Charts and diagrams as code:
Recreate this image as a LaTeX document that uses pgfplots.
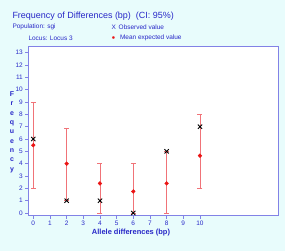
\documentclass[border=0pt]{standalone}
\usepackage{pgfplots}
\pgfplotsset{compat=1.18}
\usepackage{pgfplotstable}
\usepackage{fontspec}
\setmainfont{Liberation Sans}
\definecolor{txtblue}{RGB}{40,40,200}
\definecolor{frameblue}{RGB}{130,130,230}
\definecolor{bgcyan}{RGB}{232,252,252}
\definecolor{barpink}{RGB}{240,115,120}
\definecolor{dotred}{RGB}{235,20,20}
\pgfdeclarelayer{bg}
\pgfsetlayers{bg,main}
\pgfplotstableread{
x mean lo hi obs
0 5.5 2 9 6
2 4.0 1 6.9 1
4 2.4 0 4 1
6 1.75 0 4 0
8 2.4 0 5 5
10 4.65 2 8 7
}\datatab
\begin{document}
\begin{tikzpicture}[x=1bp,y=1bp]
\begin{axis}[
  scale only axis, width=250bp, height=169bp,
  xmin=-0.3, xmax=14.7, ymin=-0.2, ymax=13.5,
  xtick={0,...,10}, ytick={0,...,13},
  axis background/.style={fill=white},
  axis line style={frameblue, line width=0.8pt},
  tick style={frameblue, line width=0.6pt},
  tick align=outside, major tick length=3bp,
  xtick pos=bottom, ytick pos=left,
  ticklabel style={txtblue, font=\fontsize{6.5}{7}\selectfont},
  /pgf/number format/assume math mode=true,
  xticklabel style={yshift=1bp},
  yticklabel style={xshift=1bp},
  clip=false,
]
\coordinate (O) at (rel axis cs:0,0);
\addplot[draw=none, mark=none, forget plot,
  error bars/.cd, y dir=both, y explicit,
  error bar style={barpink, line width=0.8pt},
  error mark options={rotate=90, mark size=2.5bp, barpink, line width=0.8pt}]
  table[x=x, y=mean,
    y error plus expr=\thisrow{hi}-\thisrow{mean},
    y error minus expr=\thisrow{mean}-\thisrow{lo}] {\datatab};
\addplot[only marks, mark=*, mark size=1.9bp, dotred] table[x=x, y=mean] {\datatab};
\addplot[only marks, mark=x, mark size=3bp, black, line width=0.9pt] table[x=x, y=obs] {\datatab};
\end{axis}
\begin{scope}[shift={(O)}, shift={(-28.3,-35.5)}]
\begin{pgfonlayer}{bg}
\fill[bgcyan] (0,0) rectangle (285,251);
\end{pgfonlayer}
\path[use as bounding box] (0,0) rectangle (285,251);
\node[anchor=west, txtblue, font=\fontsize{9}{10}\selectfont] at (9,235) {Frequency of Differences (bp)\ \ (CI: 95\%)};
\node[anchor=west, txtblue, font=\fontsize{6.5}{7}\selectfont] at (9,224) {Population: sgi};
\node[anchor=west, txtblue, font=\fontsize{6.5}{7}\selectfont] at (25,213) {Locus: Locus 3};
\node[anchor=west, txtblue, font=\fontsize{6.5}{7}\selectfont] at (108,224) {X\ \,Observed value};
\node[anchor=west, txtblue, font=\fontsize{6.5}{7}\selectfont] at (108,213) {\textcolor{dotred}{$\bullet$}\ \ \,Mean expected value};
\node[txtblue, font=\bfseries\fontsize{7}{9.4}\selectfont, align=center, anchor=north] at (12,163) {F\\r\\e\\q\\u\\e\\n\\c\\y};
\node[txtblue, font=\bfseries\fontsize{7.5}{8}\selectfont] at (131,18) {Allele differences (bp)};
\end{scope}
\end{tikzpicture}
\end{document}
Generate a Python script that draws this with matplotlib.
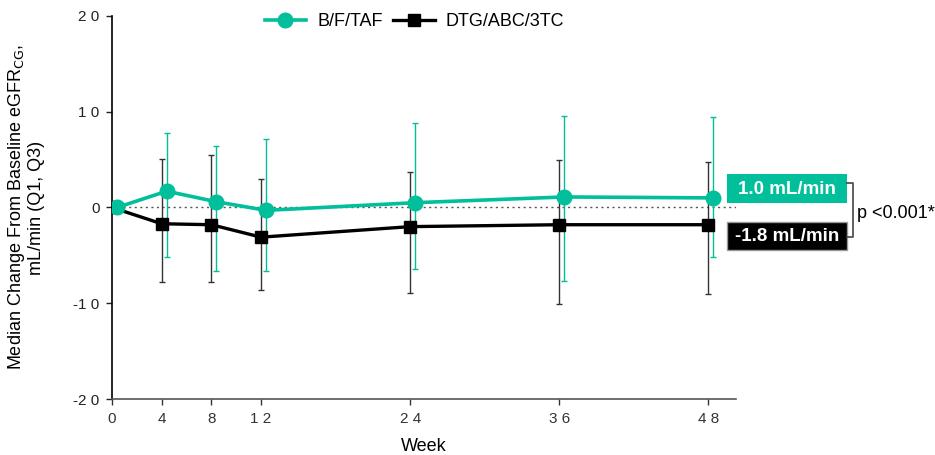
import matplotlib.pyplot as plt
from matplotlib.patches import Rectangle
import numpy as np

plt.rcParams['font.family'] = ['Liberation Sans', 'DejaVu Sans']

weeks = [0, 4, 8, 12, 24, 36, 48]

# B/F/TAF median change and Q1/Q3
bft_med = [0.0, 1.7, 0.6, -0.3, 0.5, 1.1, 1.0]
bft_q1 = [0.0, -5.2, -6.6, -6.6, -6.4, -7.7, -5.2]
bft_q3 = [0.0, 7.8, 6.4, 7.2, 8.8, 9.6, 9.4]

# DTG/ABC/3TC median change and Q1/Q3
dtg_med = [0.0, -1.7, -1.8, -3.1, -2.0, -1.8, -1.8]
dtg_q1 = [0.0, -7.8, -7.8, -8.6, -8.9, -10.1, -9.0]
dtg_q3 = [0.0, 5.1, 5.5, 3.0, 3.7, 5.0, 4.8]

teal = '#00BF9A'
W, H = 935, 455

fig = plt.figure(figsize=(9.35, 4.55), dpi=100)
ax = fig.add_axes([0.1198, 0.123, 0.667, 0.842])

ax.axhline(0, color='#555555', lw=1, ls=(0, (1.5, 2.5)), zorder=1)

wx = np.array(weeks, dtype=float)
# small horizontal offset for B/F/TAF so error bars don't overlap
bx = wx + 0.4

dtg_err = [np.array(dtg_med) - np.array(dtg_q1), np.array(dtg_q3) - np.array(dtg_med)]
bft_err = [np.array(bft_med) - np.array(bft_q1), np.array(bft_q3) - np.array(bft_med)]

ax.errorbar(wx[1:], dtg_med[1:], yerr=[e[1:] for e in dtg_err], fmt='none',
            ecolor='#333333', elinewidth=1, capsize=2.5, capthick=1, zorder=2)
ax.errorbar(bx[1:], bft_med[1:], yerr=[e[1:] for e in bft_err], fmt='none',
            ecolor=teal, elinewidth=1, capsize=2.5, capthick=1, zorder=2)

ax.plot(wx, dtg_med, color='black', lw=2.4, marker='s', ms=9, zorder=3,
        label='DTG/ABC/3TC')
ax.plot(bx, bft_med, color=teal, lw=2.6, marker='o', ms=10.5, zorder=4,
        label='B/F/TAF')

ax.set_xlim(0, 50.2)
ax.set_ylim(-20, 20)
ax.set_xticks(weeks)
ax.set_yticks([-20, -10, 0, 10, 20])
ax.set_yticklabels(['-2 0', '-1 0', '0', '1 0', '2 0'])
ax.set_xticklabels(['0', '4', '8', '1 2', '2 4', '3 6', '4 8'])
ax.tick_params(labelsize=11, length=4, width=1, colors='#222222', pad=5)
ax.tick_params(axis='x', colors='#333333')

for s in ['top', 'right']:
    ax.spines[s].set_visible(False)
ax.spines['left'].set_color('black')
ax.spines['bottom'].set_color('#555555')
ax.spines['left'].set_linewidth(1.2)
ax.spines['bottom'].set_linewidth(1.2)

ax.set_xlabel('Week', fontsize=13, labelpad=9)
ax.set_ylabel('Median Change From Baseline eGFR$_{\\mathrm{CG}}$,\nmL/min (Q1, Q3)',
              fontsize=13, labelpad=20, linespacing=1.1)

handles, labels = ax.get_legend_handles_labels()
ax.legend(handles[::-1], labels[::-1], loc='upper center', bbox_to_anchor=(0.485, 1.05),
          ncol=2, frameon=False, fontsize=13, handlelength=2.3, columnspacing=0.6,
          handletextpad=0.6)

# right-side annotation boxes
fig.patches.append(Rectangle((727 / W, 1 - 203 / H), 120 / W, 29 / H,
                             transform=fig.transFigure, fc=teal, ec='none'))
fig.patches.append(Rectangle((727 / W, 1 - 250 / H), 120 / W, 28 / H,
                             transform=fig.transFigure, fc='black', ec='#999999', lw=1))
fig.text(787 / W, 1 - 189 / H, '1.0 mL/min', fontsize=13.5, fontweight='bold',
         color='white', ha='center', va='center')
fig.text(787 / W, 1 - 236 / H, '-1.8 mL/min', fontsize=13.5, fontweight='bold',
         color='white', ha='center', va='center')
bx0, bx1 = 847 / W, 853 / W
by0, by1 = 1 - 183 / H, 1 - 237 / H
fig.lines.append(plt.Line2D([bx0, bx1, bx1, bx0], [by0, by0, by1, by1],
                            transform=fig.transFigure, color='#444444', lw=1.2))
fig.text(857 / W, 1 - 213 / H, 'p <0.001*', fontsize=13, ha='left', va='center')

fig.savefig('out.png', dpi=100)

**DIRECTIONS:**
Above are some records; extract exactly the lines from the one containing "Generate a Python" through the one containing "weeks = [0, 4, 8, 12, 24, 36, 48]" and drop the pictures.

**RESULT OF THIS TASK:**
Generate a Python script that draws this with matplotlib.
import matplotlib.pyplot as plt
from matplotlib.patches import Rectangle
import numpy as np

plt.rcParams['font.family'] = ['Liberation Sans', 'DejaVu Sans']

weeks = [0, 4, 8, 12, 24, 36, 48]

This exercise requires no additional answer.